#### Material:
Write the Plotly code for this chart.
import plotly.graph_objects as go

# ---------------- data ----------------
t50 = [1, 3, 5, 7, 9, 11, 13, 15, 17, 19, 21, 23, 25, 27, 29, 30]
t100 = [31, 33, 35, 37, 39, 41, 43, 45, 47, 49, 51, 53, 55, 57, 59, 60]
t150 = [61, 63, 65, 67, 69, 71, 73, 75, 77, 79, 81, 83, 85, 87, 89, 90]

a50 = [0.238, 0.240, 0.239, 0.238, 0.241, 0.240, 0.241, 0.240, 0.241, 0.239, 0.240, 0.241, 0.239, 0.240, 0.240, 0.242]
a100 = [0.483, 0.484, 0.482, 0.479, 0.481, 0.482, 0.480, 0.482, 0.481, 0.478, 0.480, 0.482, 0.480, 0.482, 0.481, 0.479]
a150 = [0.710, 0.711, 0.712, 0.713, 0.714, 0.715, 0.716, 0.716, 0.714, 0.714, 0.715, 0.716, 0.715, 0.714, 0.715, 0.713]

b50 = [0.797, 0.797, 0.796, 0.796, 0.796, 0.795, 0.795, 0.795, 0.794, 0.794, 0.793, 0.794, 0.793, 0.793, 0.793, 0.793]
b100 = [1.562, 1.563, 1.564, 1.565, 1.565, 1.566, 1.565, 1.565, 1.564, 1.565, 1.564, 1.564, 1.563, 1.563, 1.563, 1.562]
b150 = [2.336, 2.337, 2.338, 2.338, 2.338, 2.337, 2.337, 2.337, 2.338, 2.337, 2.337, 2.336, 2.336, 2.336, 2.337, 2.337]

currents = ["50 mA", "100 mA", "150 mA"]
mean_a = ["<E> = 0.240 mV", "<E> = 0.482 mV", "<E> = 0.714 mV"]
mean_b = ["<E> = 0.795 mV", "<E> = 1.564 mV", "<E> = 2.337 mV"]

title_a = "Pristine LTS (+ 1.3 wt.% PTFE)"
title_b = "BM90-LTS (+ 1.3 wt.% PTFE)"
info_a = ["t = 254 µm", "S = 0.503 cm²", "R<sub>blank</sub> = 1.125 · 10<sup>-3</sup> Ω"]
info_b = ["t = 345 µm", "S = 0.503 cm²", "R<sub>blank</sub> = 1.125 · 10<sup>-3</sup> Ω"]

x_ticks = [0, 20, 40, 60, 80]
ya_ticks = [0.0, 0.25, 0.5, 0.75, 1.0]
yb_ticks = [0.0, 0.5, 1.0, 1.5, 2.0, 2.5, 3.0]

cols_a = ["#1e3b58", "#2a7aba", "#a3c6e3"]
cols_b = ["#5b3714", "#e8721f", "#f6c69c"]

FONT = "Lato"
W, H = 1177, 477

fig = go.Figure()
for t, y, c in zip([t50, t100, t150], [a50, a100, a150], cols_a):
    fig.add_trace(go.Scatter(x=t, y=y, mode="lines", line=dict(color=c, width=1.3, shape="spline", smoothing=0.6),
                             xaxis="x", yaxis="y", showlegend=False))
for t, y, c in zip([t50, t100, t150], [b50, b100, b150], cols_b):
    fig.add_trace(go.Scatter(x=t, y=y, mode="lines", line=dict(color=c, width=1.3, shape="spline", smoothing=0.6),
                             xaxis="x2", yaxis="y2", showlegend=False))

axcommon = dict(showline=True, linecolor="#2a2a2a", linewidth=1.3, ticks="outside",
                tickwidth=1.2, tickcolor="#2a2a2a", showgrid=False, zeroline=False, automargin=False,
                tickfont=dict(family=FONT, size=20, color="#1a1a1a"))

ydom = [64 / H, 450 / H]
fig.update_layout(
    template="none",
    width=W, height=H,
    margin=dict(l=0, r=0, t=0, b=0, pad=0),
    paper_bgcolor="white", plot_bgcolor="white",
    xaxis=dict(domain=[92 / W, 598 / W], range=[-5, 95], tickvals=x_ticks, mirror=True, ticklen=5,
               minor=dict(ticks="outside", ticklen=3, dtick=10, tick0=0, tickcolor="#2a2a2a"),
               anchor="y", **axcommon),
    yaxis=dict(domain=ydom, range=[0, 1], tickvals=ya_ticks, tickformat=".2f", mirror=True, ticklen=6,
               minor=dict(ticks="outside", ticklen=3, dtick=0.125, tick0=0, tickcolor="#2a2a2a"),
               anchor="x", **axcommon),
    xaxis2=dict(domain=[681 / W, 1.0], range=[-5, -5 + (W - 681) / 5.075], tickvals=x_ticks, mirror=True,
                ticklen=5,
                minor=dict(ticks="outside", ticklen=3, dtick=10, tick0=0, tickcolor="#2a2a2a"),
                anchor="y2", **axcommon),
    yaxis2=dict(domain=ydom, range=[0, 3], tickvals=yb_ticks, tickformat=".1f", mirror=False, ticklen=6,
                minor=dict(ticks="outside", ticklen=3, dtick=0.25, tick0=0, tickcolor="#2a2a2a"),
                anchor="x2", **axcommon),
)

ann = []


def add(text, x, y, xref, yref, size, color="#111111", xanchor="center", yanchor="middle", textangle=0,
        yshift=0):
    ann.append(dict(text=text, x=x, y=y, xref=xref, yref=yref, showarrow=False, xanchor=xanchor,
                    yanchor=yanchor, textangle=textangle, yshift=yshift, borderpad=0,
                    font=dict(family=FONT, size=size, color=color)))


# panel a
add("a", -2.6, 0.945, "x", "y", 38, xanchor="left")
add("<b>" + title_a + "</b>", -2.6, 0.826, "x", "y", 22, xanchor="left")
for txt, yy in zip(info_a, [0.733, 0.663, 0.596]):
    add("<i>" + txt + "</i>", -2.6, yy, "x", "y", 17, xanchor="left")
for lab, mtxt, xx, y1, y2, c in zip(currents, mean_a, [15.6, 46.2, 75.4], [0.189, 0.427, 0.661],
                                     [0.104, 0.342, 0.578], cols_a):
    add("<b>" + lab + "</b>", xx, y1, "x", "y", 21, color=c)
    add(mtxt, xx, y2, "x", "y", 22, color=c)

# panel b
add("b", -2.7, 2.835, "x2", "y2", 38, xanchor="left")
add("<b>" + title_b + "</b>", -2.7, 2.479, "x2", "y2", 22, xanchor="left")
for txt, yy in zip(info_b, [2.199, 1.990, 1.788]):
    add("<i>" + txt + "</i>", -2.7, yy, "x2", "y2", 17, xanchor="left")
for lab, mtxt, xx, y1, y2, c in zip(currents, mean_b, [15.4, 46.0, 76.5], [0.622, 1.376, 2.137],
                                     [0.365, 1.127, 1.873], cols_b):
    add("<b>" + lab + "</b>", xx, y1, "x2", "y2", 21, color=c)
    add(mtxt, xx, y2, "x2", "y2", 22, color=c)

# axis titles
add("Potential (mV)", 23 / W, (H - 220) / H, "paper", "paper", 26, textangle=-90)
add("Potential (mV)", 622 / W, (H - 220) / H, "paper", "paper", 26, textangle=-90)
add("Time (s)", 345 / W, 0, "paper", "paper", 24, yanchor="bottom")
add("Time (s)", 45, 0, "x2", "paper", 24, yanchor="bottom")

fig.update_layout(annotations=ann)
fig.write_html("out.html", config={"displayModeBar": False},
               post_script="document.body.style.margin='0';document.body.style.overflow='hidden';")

--

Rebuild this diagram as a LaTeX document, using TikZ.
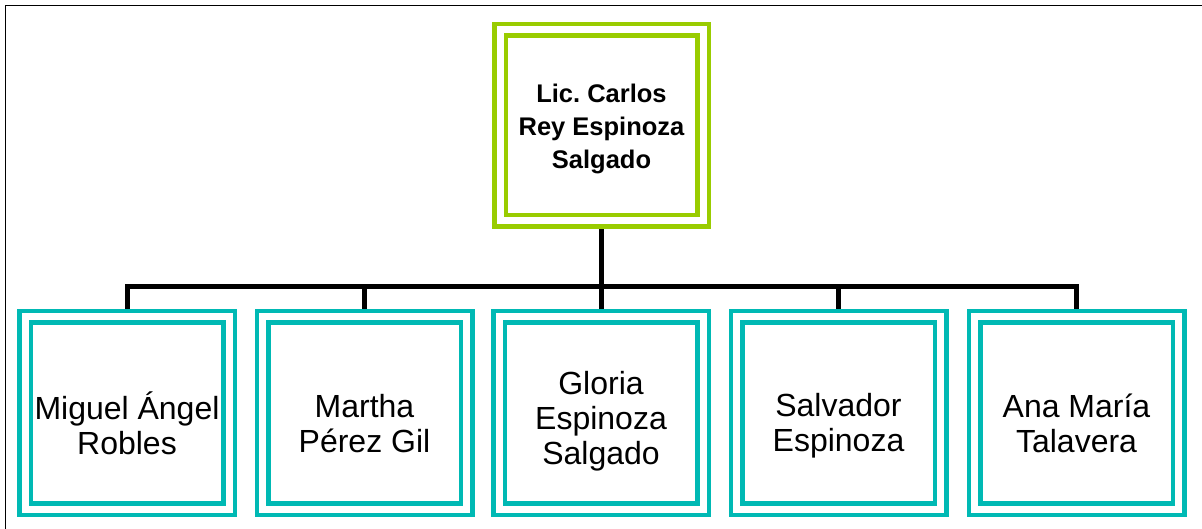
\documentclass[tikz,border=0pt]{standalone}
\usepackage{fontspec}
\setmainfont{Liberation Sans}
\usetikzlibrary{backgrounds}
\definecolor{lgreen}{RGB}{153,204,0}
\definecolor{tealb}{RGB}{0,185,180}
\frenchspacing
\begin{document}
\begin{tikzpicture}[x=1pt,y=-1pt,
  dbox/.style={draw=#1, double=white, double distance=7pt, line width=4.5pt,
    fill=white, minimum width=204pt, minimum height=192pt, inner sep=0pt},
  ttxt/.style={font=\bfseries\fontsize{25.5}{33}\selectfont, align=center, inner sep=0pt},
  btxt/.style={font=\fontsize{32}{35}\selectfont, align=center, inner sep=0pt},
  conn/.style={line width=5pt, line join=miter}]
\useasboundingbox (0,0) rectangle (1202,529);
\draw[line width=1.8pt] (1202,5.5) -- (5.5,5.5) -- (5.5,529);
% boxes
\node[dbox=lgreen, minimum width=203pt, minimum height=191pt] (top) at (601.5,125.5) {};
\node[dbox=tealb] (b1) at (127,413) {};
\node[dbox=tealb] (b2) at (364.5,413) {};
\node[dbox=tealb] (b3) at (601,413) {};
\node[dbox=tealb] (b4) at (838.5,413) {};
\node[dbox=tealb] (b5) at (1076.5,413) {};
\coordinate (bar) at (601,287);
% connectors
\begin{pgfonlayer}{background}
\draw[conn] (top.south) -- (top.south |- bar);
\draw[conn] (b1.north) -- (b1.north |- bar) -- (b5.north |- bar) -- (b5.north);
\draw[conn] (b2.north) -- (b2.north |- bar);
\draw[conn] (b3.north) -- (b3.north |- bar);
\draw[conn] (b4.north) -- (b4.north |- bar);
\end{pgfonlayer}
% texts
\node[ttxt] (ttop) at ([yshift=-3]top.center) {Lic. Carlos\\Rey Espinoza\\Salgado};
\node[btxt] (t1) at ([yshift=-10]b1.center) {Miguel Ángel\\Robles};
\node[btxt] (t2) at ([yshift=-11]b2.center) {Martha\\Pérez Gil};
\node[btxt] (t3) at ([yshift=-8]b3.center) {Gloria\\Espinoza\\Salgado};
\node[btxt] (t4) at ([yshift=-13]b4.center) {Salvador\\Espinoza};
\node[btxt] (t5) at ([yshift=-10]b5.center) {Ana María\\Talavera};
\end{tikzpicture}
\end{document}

#### Set task:
Extract and reproduce exactly the lines opening with the line containing "Write the Plotly code for this chart." and closing with the line containing "0.714, 0.715, 0.713]", inclusive.

#### Problem solution:
Write the Plotly code for this chart.
import plotly.graph_objects as go

# ---------------- data ----------------
t50 = [1, 3, 5, 7, 9, 11, 13, 15, 17, 19, 21, 23, 25, 27, 29, 30]
t100 = [31, 33, 35, 37, 39, 41, 43, 45, 47, 49, 51, 53, 55, 57, 59, 60]
t150 = [61, 63, 65, 67, 69, 71, 73, 75, 77, 79, 81, 83, 85, 87, 89, 90]

a50 = [0.238, 0.240, 0.239, 0.238, 0.241, 0.240, 0.241, 0.240, 0.241, 0.239, 0.240, 0.241, 0.239, 0.240, 0.240, 0.242]
a100 = [0.483, 0.484, 0.482, 0.479, 0.481, 0.482, 0.480, 0.482, 0.481, 0.478, 0.480, 0.482, 0.480, 0.482, 0.481, 0.479]
a150 = [0.710, 0.711, 0.712, 0.713, 0.714, 0.715, 0.716, 0.716, 0.714, 0.714, 0.715, 0.716, 0.715, 0.714, 0.715, 0.713]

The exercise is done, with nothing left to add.